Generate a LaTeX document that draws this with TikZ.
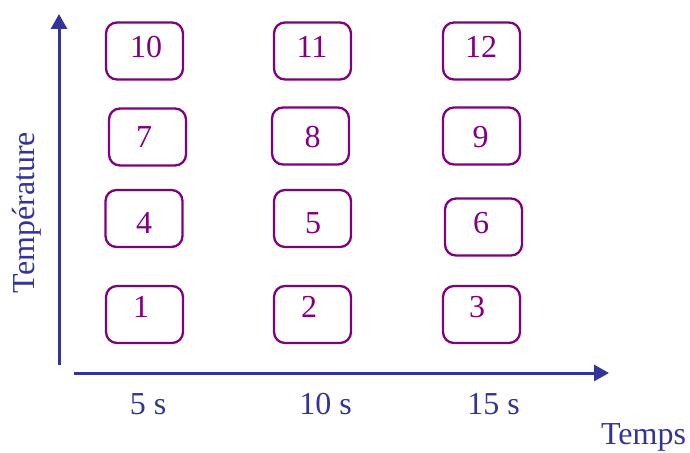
\documentclass[tikz,border=0pt]{standalone}
\usepackage{fontspec}
\setmainfont{Liberation Serif}
\usetikzlibrary{arrows.meta}
\definecolor{boxpurple}{RGB}{128,0,128}
\definecolor{axisblue}{RGB}{51,51,153}
\tikzset{
  cellbox/.style={draw=boxpurple, line width=2.3pt, rounded corners=11pt,
    minimum width=77pt, minimum height=57pt, inner sep=0pt},
  num/.style={text=boxpurple, anchor=base, inner sep=0pt,
    font=\fontsize{32}{38}\selectfont},
  axislbl/.style={text=axisblue, anchor=base, inner sep=0pt,
    font=\fontsize{32}{38}\selectfont},
  axisline/.style={draw=axisblue, line width=3pt,
    -{Triangle[length=15pt,width=16pt]}}
}
\begin{document}
\begin{tikzpicture}[x=1pt,y=-1pt]
\useasboundingbox (0,0) rectangle (690,452);
% axes
\coordinate (yo) at (59,365);
\coordinate (yt) at (59,14);
\coordinate (xo) at (74,373);
\coordinate (xt) at (609,373);
\draw[axisline] (yo) -- (yt);
\draw[axisline] (xo) -- (xt);
% boxes
\node[cellbox] (b10) at (144.5,51) {};
\node[cellbox] (b11) at (312.5,51) {};
\node[cellbox] (b12) at (481.5,51) {};
\node[cellbox] (b7) at (147.5,137) {};
\node[cellbox] (b8) at (310.5,136) {};
\node[cellbox] (b9) at (481.5,136) {};
\node[cellbox] (b4) at (144,218.5) {};
\node[cellbox] (b5) at (312.5,218.5) {};
\node[cellbox] (b6) at (483.5,227) {};
\node[cellbox] (b1) at (144.5,314.5) {};
\node[cellbox] (b2) at (312.5,314.5) {};
\node[cellbox] (b3) at (481.5,314.5) {};
% numbers
\node[num] (t10) at (146,58) {10};
\node[num] (t11) at (312,58) {11};
\node[num] (t12) at (481,58) {12};
\node[num] (t7) at (144,147) {7};
\node[num] (t8) at (312.5,147) {8};
\node[num] (t9) at (480.5,147) {9};
\node[num] (t4) at (144,233) {4};
\node[num] (t5) at (313,233) {5};
\node[num] (t6) at (481,233) {6};
\node[num] (t1) at (141,317) {1};
\node[num] (t2) at (309,317) {2};
\node[num] (t3) at (477,317) {3};
% axis labels
\node[axislbl] (l5) at (148,414) {5 s};
\node[axislbl] (l10) at (325.5,414) {10 s};
\node[axislbl] (l15) at (493.5,414) {15 s};
\node[axislbl] (ltemps) at (643.5,444) {Temps};
\node[axislbl, rotate=90] (ltemp) at (34,212.5) {Température};
\end{tikzpicture}
\end{document}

------------------------------------------------

> [Set problem]
Please set down each line of the data above exactly as written, without the pictures.

> [Full answer]
Generate a LaTeX document that draws this with TikZ.
\documentclass[tikz,border=0pt]{standalone}
\usepackage{fontspec}
\setmainfont{Liberation Serif}
\usetikzlibrary{arrows.meta}
\definecolor{boxpurple}{RGB}{128,0,128}
\definecolor{axisblue}{RGB}{51,51,153}
\tikzset{
  cellbox/.style={draw=boxpurple, line width=2.3pt, rounded corners=11pt,
    minimum width=77pt, minimum height=57pt, inner sep=0pt},
  num/.style={text=boxpurple, anchor=base, inner sep=0pt,
    font=\fontsize{32}{38}\selectfont},
  axislbl/.style={text=axisblue, anchor=base, inner sep=0pt,
    font=\fontsize{32}{38}\selectfont},
  axisline/.style={draw=axisblue, line width=3pt,
    -{Triangle[length=15pt,width=16pt]}}
}
\begin{document}
\begin{tikzpicture}[x=1pt,y=-1pt]
\useasboundingbox (0,0) rectangle (690,452);
% axes
\coordinate (yo) at (59,365);
\coordinate (yt) at (59,14);
\coordinate (xo) at (74,373);
\coordinate (xt) at (609,373);
\draw[axisline] (yo) -- (yt);
\draw[axisline] (xo) -- (xt);
% boxes
\node[cellbox] (b10) at (144.5,51) {};
\node[cellbox] (b11) at (312.5,51) {};
\node[cellbox] (b12) at (481.5,51) {};
\node[cellbox] (b7) at (147.5,137) {};
\node[cellbox] (b8) at (310.5,136) {};
\node[cellbox] (b9) at (481.5,136) {};
\node[cellbox] (b4) at (144,218.5) {};
\node[cellbox] (b5) at (312.5,218.5) {};
\node[cellbox] (b6) at (483.5,227) {};
\node[cellbox] (b1) at (144.5,314.5) {};
\node[cellbox] (b2) at (312.5,314.5) {};
\node[cellbox] (b3) at (481.5,314.5) {};
% numbers
\node[num] (t10) at (146,58) {10};
\node[num] (t11) at (312,58) {11};
\node[num] (t12) at (481,58) {12};
\node[num] (t7) at (144,147) {7};
\node[num] (t8) at (312.5,147) {8};
\node[num] (t9) at (480.5,147) {9};
\node[num] (t4) at (144,233) {4};
\node[num] (t5) at (313,233) {5};
\node[num] (t6) at (481,233) {6};
\node[num] (t1) at (141,317) {1};
\node[num] (t2) at (309,317) {2};
\node[num] (t3) at (477,317) {3};
% axis labels
\node[axislbl] (l5) at (148,414) {5 s};
\node[axislbl] (l10) at (325.5,414) {10 s};
\node[axislbl] (l15) at (493.5,414) {15 s};
\node[axislbl] (ltemps) at (643.5,444) {Temps};
\node[axislbl, rotate=90] (ltemp) at (34,212.5) {Température};
\end{tikzpicture}
\end{document}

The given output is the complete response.